機構の発足から統合病院オープンまで、当初は6年を見込んでいたが、5年半に短縮させた。この助走期間を確保したことが、成否を分けた大きなポイントの一つだと機構では受け止めている。機構の発足から完全統合までに5年半の期間があったことで、職員の融和を進めたり、医薬品や医療材料の採用品目を統一したりと、完全統合までに「地ならし」を進めることができた。
機構事務部の櫃石秀信次長は、「初年度にいきなり新病院を立ち上げていたら、おそらく成功していなかった」と振り返る。
13年4月に2病院の責任者として統括院長を就任させたのも地ならしの一環だ。完全統合までの5年半、組織運営を円滑にするためで、14、15年度には看護部門や放射線部門、事務部門など各部署にも順次、統括責任者を配置した。自分たちのポストが脅かされかねないだけに、2病院の幹部たちにとって組織再編はセンシティブな試みだったはずだ。ただ、幹部らの世代交代と統合のタイミングが重なった。さらに、市職員の復職を促したことで事務部門の主要ポストを確保できていたため、一連の再編に反発や混乱はなかったという。
12年7月、共通の電子カルテシステムを導入したのも重要な布石だ。これによって2病院では、互いに診療支援し合いやすい体制が整った。それぞれが培ってきたノウハウを共有しようと人事交流に積極的に取り組んだり、医師向けに11年に取り入れたのを皮切りに、目標管理制度の導入を進めたりもしている。
組織統合に伴う一連の取り組みの効果が表れている。西市民病院の内科では14年4月現在、常勤医21人体制を確立できた。神戸大の要請に配慮しながら統合を進めたことで派遣を受けやすくなり、これが人員面でのV字回復を後押ししている。

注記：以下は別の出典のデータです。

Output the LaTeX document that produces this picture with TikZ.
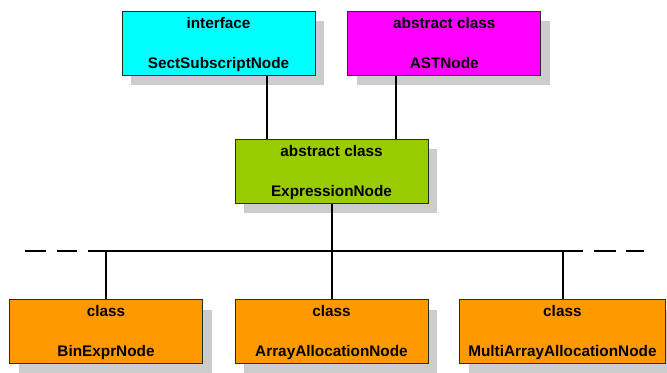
\documentclass[tikz,border=0pt]{standalone}
\usepackage{fontspec}
\setmainfont{Liberation Sans}
\usepackage{tikz}
\usetikzlibrary{positioning, shadows}

\definecolor{ifacecyan}{HTML}{00FFFF}
\definecolor{abstractpink}{HTML}{FF00FF}
\definecolor{exprgreen}{HTML}{99CC00}
\definecolor{leaforange}{HTML}{FF9900}
\definecolor{shadowgray}{HTML}{CCCCCC}
\definecolor{boxborder}{HTML}{2B2B2B}

\begin{document}
\begin{tikzpicture}[x=0.75pt, y=-0.75pt,
    classbox/.style={rectangle, draw=boxborder, line width=0.75pt, inner sep=0pt,
        minimum width=144.75pt, minimum height=48pt,
        drop shadow={shadow xshift=7.1pt, shadow yshift=-7.5pt, fill=shadowgray, opacity=1}},
    boxtext/.style={inner sep=0pt, font=\fontsize{11.5}{13}\selectfont\bfseries},
    connector/.style={black, line width=1.5pt}]
\useasboundingbox (0,0) rectangle (667,372);

\node[classbox, fill=ifacecyan] (iface) at (218.5,43) {};
\node[boxtext, below=13.3pt of iface.north, anchor=base] (ifacekind) {interface};
\node[boxtext, above=5.6pt of iface.south, anchor=base] (ifacename) {SectSubscriptNode};

\node[classbox, fill=abstractpink] (astnode) at (444.25,43) {};
\node[boxtext, below=13.3pt of astnode.north, anchor=base] (astkind) {abstract class};
\node[boxtext, above=5.6pt of astnode.south, anchor=base] (astname) {ASTNode};

\node[classbox, fill=exprgreen] (exprnode) at (331.5,171) {};
\node[boxtext, below=13.3pt of exprnode.north, anchor=base] (exprkind) {abstract class};
\node[boxtext, above=5.6pt of exprnode.south, anchor=base] (exprname) {ExpressionNode};

\node[classbox, fill=leaforange] (binexpr) at (106,331.5) {};
\node[boxtext, below=13.3pt of binexpr.north, anchor=base] (binkind) {class};
\node[boxtext, above=5.6pt of binexpr.south, anchor=base] (binname) {BinExprNode};

\node[classbox, fill=leaforange] (arrayalloc) at (331.5,331.5) {};
\node[boxtext, below=13.3pt of arrayalloc.north, anchor=base] (arraykind) {class};
\node[boxtext, above=5.6pt of arrayalloc.south, anchor=base] (arrayname) {ArrayAllocationNode};

\node[classbox, fill=leaforange, minimum width=155pt] (multialloc) at (562.4,331.5) {};
\node[boxtext, below=13.3pt of multialloc.north, anchor=base] (multikind) {class};
\node[boxtext, above=5.6pt of multialloc.south, anchor=base] (multiname) {MultiArrayAllocationNode};

% inheritance lines
\draw[connector] ([xshift=36.4pt]iface.south) -- ([xshift=36.4pt]iface.south |- exprnode.north);
\draw[connector] ([xshift=-36.2pt]astnode.south) -- ([xshift=-36.2pt]astnode.south |- exprnode.north);

\coordinate (bus) at (331.5,251);
\coordinate (buswest) at (88.3,251);
\coordinate (buseast) at (583.3,251);
\draw[connector] (exprnode.south) -- (bus);
\draw[connector] (buswest) -- (buseast);
\draw[connector, dash pattern=on 15.5pt off 8pt] (77.3,251) -- (25,251);
\draw[connector, dash pattern=on 16pt off 7.8pt] (594.3,251) -- (644.3,251);

\draw[connector] (binexpr.north) -- (binexpr.north |- bus);
\draw[connector] (arrayalloc.north) -- (bus);
\draw[connector] ([xshift=0.7pt]multialloc.north) -- ([xshift=0.7pt]multialloc.north |- bus);

\end{tikzpicture}
\end{document}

看護師数も11年4月以降、右肩上がりだ。14年4月には西市民病院だけで345人と、10年前の旧市民病院の体制を100人近く上回る水準だ。人員体制の強化に伴って、西市民病院では13年から14年に掛けて、休眠病棟や人間ドックを次々と再開させた。さらに14年度には、NICU(新生児集中治療室)を退室した新生児の受け皿として27床のGCU(新生児回復室)を新たに整備した。
組織統合がもたらした効果はこれだけではない。ポジションの異なる2病院が1つになったことで、それぞれの得意分野で地域のシェアを拡大できた。中でも、旧市民病院がカバーしていた「小児」と「母子・周産期」のシェアは、12年度にはそれぞれ82%、93%とほぼ独占状態だ。旧神鋼加古川病院の得意分野だった「循環器」のシェアも65%を確保している。
同じ医療圏内には脳神経外科の専門病院や、3次救急に対応可能な県立の医療センターもあり、開業医を含めて医療関係者のつながりがもともと強い土地柄という。超高齢社会の到来をにらんで地域で医療再編が本格化するのに先立って、これらの医療機関による役割分担の方向性が固まりつつあると宇高理事長は感じている。
ただ、課題もある。現在は、「運営費負担金」として年に10億円を超える繰り入れを市から受けているが、国や市の財政再建が今後、本格化するのを念頭に置けば、公的資金に頼らない自立体質をつくり上げる必要がある。一連の改革を経て税財源から脱依存した国立病院機構の前例を参考に、市民病院機構でも官民の長所を取り入れながら改革を進める。
宇高理事長は「独立行政法人の柔軟性を最大限に生かし、自治体病院としての使命を果たしながら、持続可能な経営の自立体質をつくっていきたい」と話している。
13年秋に東市民病院が地域医療支援病院に認定され、西市民病院では同年、チーム医療の体制も充実できた。これらが追い風になったこともあり、2病院の連結による収支は順調だ。14年度には、新病院建設に伴う消費税負担を差し引いても約2億円の増益を見込んでいる。
新病院の建設工事は現在、急ピッチで進められている。病院統合の試金石として全国の関係者が成り行きに注目しているが、宇高理事長は「統合を決断するまでの背景や経緯はそれぞれ違う。アドバイスは難しい」。長い歴史を積み上げてきた病院同士の統合は一筋縄ではいかないということだ。